Who: Thanos, Gamora, and Red Skull
Why: For Thanos to gain possession of the Soul Stone
Did Thanos have some lore, some mysterious foreknowledge about the trial at hand to gain the Soul Stone, or was he just lucky to have with him the one person he claimed to love? Who knows. Either way, when Red Skull tells him that “In order to take the stone, you must lose that which you love. A soul for a soul.” Gamora, seeing the Titan’s tears, gloats:
“All my life I dreamed of a day, a moment, when you got what you deserved. And I was always so disappointed. But now, you kill and torture and you call it mercy. The universe has judged you. You asked it for a prize and it told you ‘No.’ You failed. And do you wanna know why? Because you love nothing. No one. Really, tears?”
Red Skull knows differently and tells her, perhaps sadly, “They are not for him.” He knows why Thanos brought her – she is the sacrifice, the soul for a Soul. The Titan throws her, struggling, from the precipice and gains the Stone.
Regina, the Evil Queen from Once Upon a Time, faced a similar trial in her quest. In order to enact her terrible curse, she is told that she must “cut out the heart of the thing I love most.” That “thing” being her father (who, by the way, stood there and counseled her through. Get out!)

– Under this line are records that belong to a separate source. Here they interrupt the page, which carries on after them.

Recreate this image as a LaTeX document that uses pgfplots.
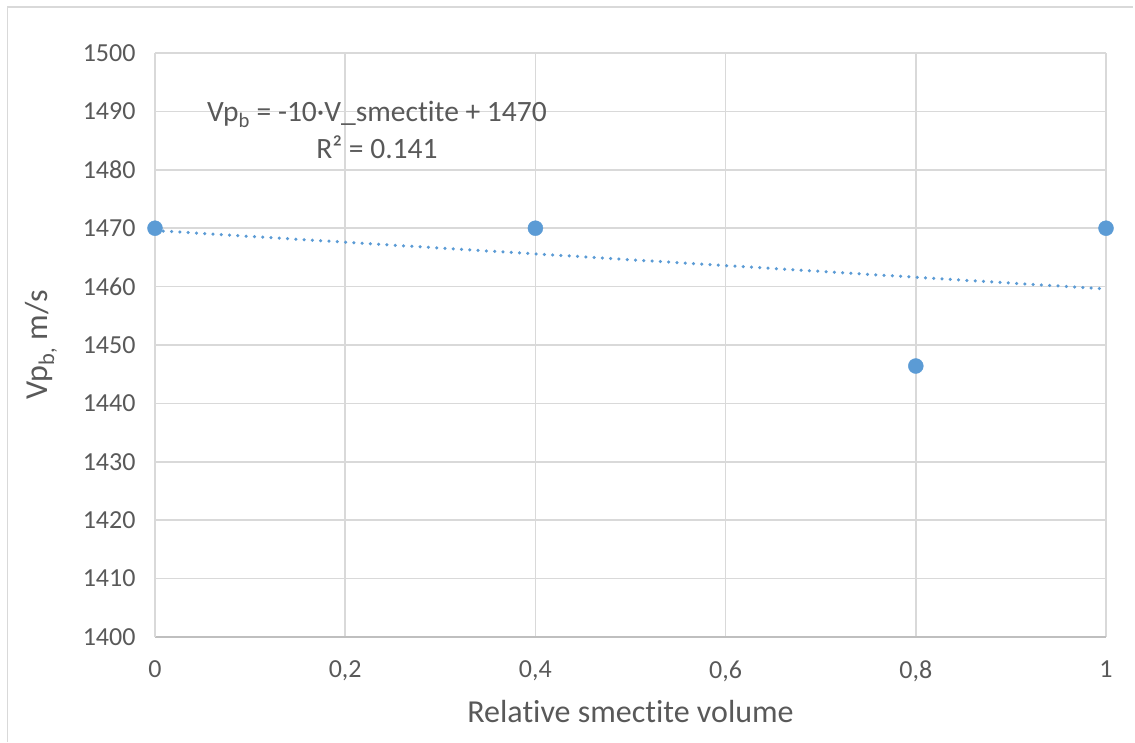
\documentclass[border=0pt]{standalone}
\usepackage{fontspec}
\setmainfont[Ligatures=NoCommon]{Carlito}
\usepackage{pgfplots}
\pgfplotsset{compat=1.18}
\definecolor{gridgray}{HTML}{D9D9D9}
\definecolor{axisgray}{HTML}{BFBFBF}
\definecolor{textgray}{HTML}{595959}
\definecolor{ptblue}{HTML}{5B9BD5}
\begin{document}
\begin{tikzpicture}
% canvas and chart-area frame
\path (0pt,0pt) rectangle (1135pt,742pt);
\draw[gridgray, line width=1.5pt] (7.5pt,0pt) -- (7.5pt,735pt) -- (1133pt,735pt);
\begin{axis}[
  at={(155pt,105pt)}, anchor=south west,
  scale only axis, width=951pt, height=584pt,
  xmin=0, xmax=1, ymin=1400, ymax=1500,
  xtick={0,0.2,0.4,0.6,0.8,1},
  xticklabels={0,{0,2},{0,4},{0,6},{0,8},1},
  ytick={1400,1410,...,1500},
  /pgf/number format/assume math mode=true,
  /pgf/number format/set thousands separator={},
  axis x line*=bottom, axis y line*=left,
  x axis line style={draw=axisgray, line width=1.5pt},
  y axis line style={draw=gridgray, line width=1.5pt},
  major tick length=0pt,
  grid=major,
  major grid style={draw=gridgray, line width=1.5pt},
  tick label style={font=\fontsize{26}{30}\selectfont, text=textgray},
  yticklabel style={xshift=-16pt},
  xticklabel style={yshift=-20pt},
  xlabel={Relative smectite volume},
  ylabel={Vp\textsubscript{b,} m/s},
  every axis x label/.style={at={(axis description cs:0.5,-0.128)}, anchor=center,
    font=\fontsize{32}{38}\selectfont, text=textgray},
  every axis y label/.style={at={(axis description cs:-0.12,0.5)}, rotate=90, anchor=center,
    font=\fontsize{32}{38}\selectfont, text=textgray},
  clip=false,
]
% linear trend line (least squares fit of the four points)
\addplot[ptblue, line width=3.5pt, line cap=round, dash pattern=on 0pt off 8.3pt]
  coordinates {(0,1469.6) (1,1459.6)};
% measured points
\addplot[only marks, mark=*, mark size=7.5pt, mark options={draw=ptblue, fill=ptblue}]
  coordinates {(0,1470) (0.4,1470) (0.8,1446.4) (1,1470)};
\node[align=center, text=textgray, font=\fontsize{29.5}{37}\selectfont]
  at (axis cs:0.2334,1486.8)
  {Vp\textsubscript{b} = -10·V\_smectite + 1470\\R² = 0.141};
\end{axis}
\end{tikzpicture}
\end{document}
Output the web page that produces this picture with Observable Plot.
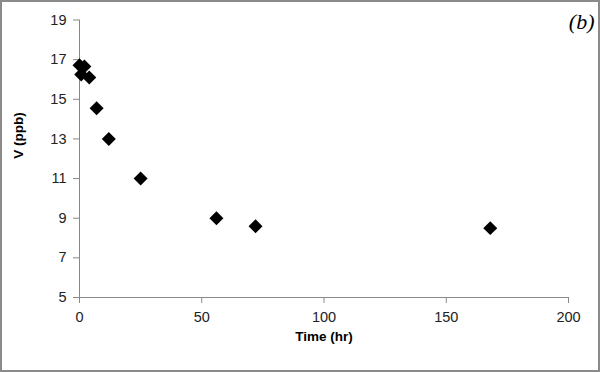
<!DOCTYPE html>
<html><head><meta charset="utf-8">
<script src="https://cdn.jsdelivr.net/npm/d3@7"></script>
<script src="https://cdn.jsdelivr.net/npm/@observablehq/plot@0.6"></script>
<style>
body{margin:0;background:#fff}
#chart svg{display:block;outline:2px solid #8a8a8a;outline-offset:-2px}
</style></head><body><div id="chart"></div>
<script>
const time = [0, 2, 0.7, 4, 7, 12, 25, 56, 72, 168];
const conc = [16.72, 16.65, 16.25, 16.1, 14.55, 13.0, 11.0, 9.0, 8.6, 8.5];
const xTicks = [0, 50, 100, 150, 200];
const yTicks = [5, 7, 9, 11, 13, 15, 17, 19];
const xTitle = ["Time (hr)"];
const yTitle = ["V (ppb)"];
const panelLabel = ["(b)"];
const data = time.map((t, i) => ({t, v: conc[i]}));

const chart = Plot.plot({
  width: 600, height: 372,
  marginLeft: 79, marginRight: 32, marginTop: 19.5, marginBottom: 75,
  style: {fontFamily: "'Liberation Sans', Arial, sans-serif", fontSize: "14.5px", color: "#222", background: "#fff"},
  x: {domain: [0, 200], ticks: xTicks, label: null},
  y: {domain: [5, 19], ticks: yTicks, label: null},
  marks: [
    Plot.axisX(xTicks, {tickSize: 6, tickPadding: 8, stroke: "#888", fill: "#222", label: null}),
    Plot.axisY(yTicks, {tickSize: 6, tickPadding: 7, stroke: "#888", fill: "#222", label: null}),
    Plot.ruleY([5], {stroke: "#888"}),
    Plot.ruleX([0], {stroke: "#888"}),
    Plot.dot(data, {x: "t", y: "v", symbol: "diamond2", r: 6.3, fill: "#000", stroke: "none"}),
    Plot.text(xTitle, {frameAnchor: "bottom", text: d => d, dy: 43, fontWeight: "bold", fontSize: 13.5, fill: "#000"}),
    Plot.text(yTitle, {frameAnchor: "left", text: d => d, dx: -61, rotate: -90, fontWeight: "bold", fontSize: 13.5, fill: "#000"}),
    Plot.text(panelLabel, {frameAnchor: "top-right", text: d => d, dx: 26, dy: -7, lineAnchor: "top", textAnchor: "end",
      fontFamily: "'Liberation Serif', 'Times New Roman', serif", fontStyle: "italic", fontSize: 22, fill: "#000"})
  ]
});
document.getElementById("chart").append(chart);
</script></body></html>
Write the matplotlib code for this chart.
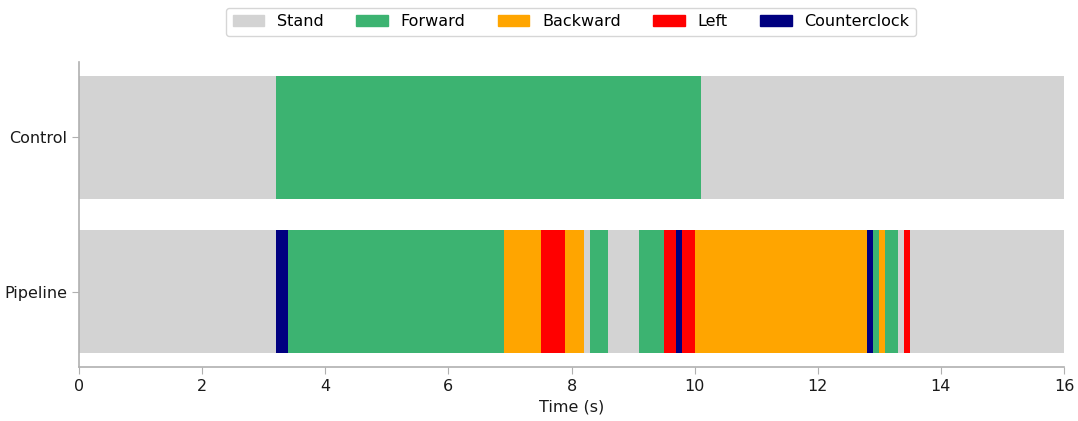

Anyway, back on track. While Thanos’ trial is more reminiscent of Abraham and his son, Regina’s explicitly exacts the higher price. Thanos’ trial likely is meant to be the same – what one loves the most – just without the explication.
I contend that the premise of this trial is impossible. Some have argued against Thanos’ declaration of love, agreeing with Gamora that he didn’t love her, and so she couldn’t qualify as the sacrifice. I rather contend that it is not possible to sacrifice what one loves most in pursuit of something else. Sacrifice etymology: Middle English sacrifice “the act of offering something to God or a god,” from early French sacrifice (same meaning), from Latin sacrificium “sacrifice,” from sacr-, sacer “sacred” and -ficium, from facere “to do, make.”1 While it has lost much of its religious meaning in everyday use, to truly sacrifice something is to consecrate or dedicate something towards a greater good. Regardless of the “lamb,” whether an actual object, money, or something intangible (energies or thoughts), the love of God or the desire for the goal is greater than the love of the thing sacrificed in pursuit thereof.
So in the moment that Thanos decides to throw Gamora from the cliff, in the moment that Regina decides to kill her father, they each desired the goal more than person sacrificed. That is, they each loved the goal more than the person. Regardless of the definition of “love,” and I will present my own in a later post, they usually center on one or more of the following: That which one desires, that for which one desires good, and that for which one sacrifices.
But in each definition, Thanos fails in relation to Gamora. In turn: Thanos desires the Soul Stone, the Infinity Gauntlet, and his “dusting” scheme more than Gamora; Thanos does not care for Gamora’s good, he kills her; Thanos sacrifices Gamora in order to attain the Soul Stone. Whatever concept of “love” is used, Thanos loves the stone, the gauntlet, and, ultimately, the “dusting” scheme more than Gamora. And that is also true of Regina and of all others who are put into such a scheme.
One cannot sacrifice what they love most for something else, because, by definition, they love that for which they are making the sacrifice more than the sacrifice itself.
Sorry, Thanos, no Soul Stone for you.